Les enquêteurs accusent le correspondant d'avoir collecté des informations sensibles pour la CIA sur l'un des principaux fabricants d'armements du pays, l'entreprise Ouralvagonzavod. Mais Russie n'a jamais rendu public le moindre indice confirmant ces affirmations. Cette société société produit notamment des chars T-90 utilisés en Ukraine et ceux de nouvelle génération Armata, ainsi que des wagons de marchandises.
Le journaliste, sa rédaction et ses proches récusent fermement ces accusations, tout comme Washington, estimant que Moscou a fabriqué l'affaire afin d'échanger le journaliste contre des Russes détenus en Occident. Selon le Wall Street Journal, le reporter, qui encourt jusqu'à 20 ans de prison, a été arrêté pour avoir "simplement fait son travail". Il a passé sa détention provisoire dans la prison moscovite de Lefortovo, administrée par le FSB, mais est jugé à Ekaterinbourg, où il a été arrêté.
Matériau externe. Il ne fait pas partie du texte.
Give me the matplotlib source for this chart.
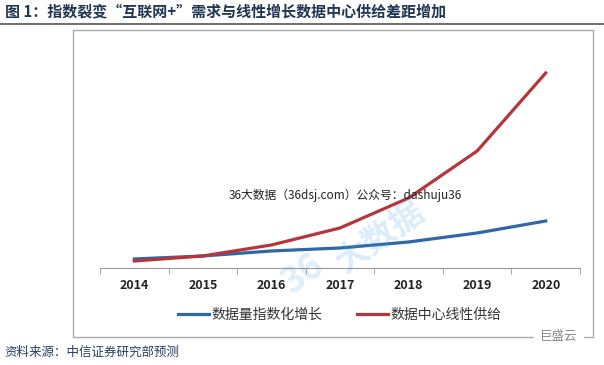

La famille du journaliste a expliqué à l'AFP début 2024 compter sur la promesse du président américain Joe Biden d'obtenir la libération du journaliste. Mais le porte-parole de la présidence russe, Dmitri Peskov, a, lui, une nouvelle fois refusé de s'exprimer sur un éventuel échange de prisonniers.
Un haut responsable diplomatique russe, Sergueï Riabkov, a affirmé la semaine dernière que Moscou avait fait une proposition à Washington en vue d'un tel échange, sans révéler le contenu de cette offre. Mercredi, cité par l'agence Interfax, il a appelé les Etats-Unis à étudier "sérieusement" les "signaux" envoyés par Moscou sur ce sujet. Vladimir Poutine a, quant à lui, déjà reconnu que des négociations étaient en cours et sous-entendu qu'il exigeait la libération de Vadim Krassikov, condamné à la prison à vie en Allemagne pour avoir assassiné à Berlin en 2019, pour le compte de Moscou, un ex-commandant séparatiste tchétchène.
(Re)voir : Russie : un français soupçonné d'espionnage arrêté à Moscou
La Russie détient plusieurs autres Américains, dont la journaliste russo-américaine Alsu Kurmasheva, arrêtée en 2023 pour une infraction à la loi sur les "agents de l'étranger", et l'ex-marine Paul Whelan, qui purge une peine de 16 ans de prison pour espionnage, accusation qu'il conteste. Fils d'émigrés juifs venus d'URSS, Evan Gershkovich a grandi dans le New Jersey et travaillait en Russie depuis 2017 pour plusieurs médias.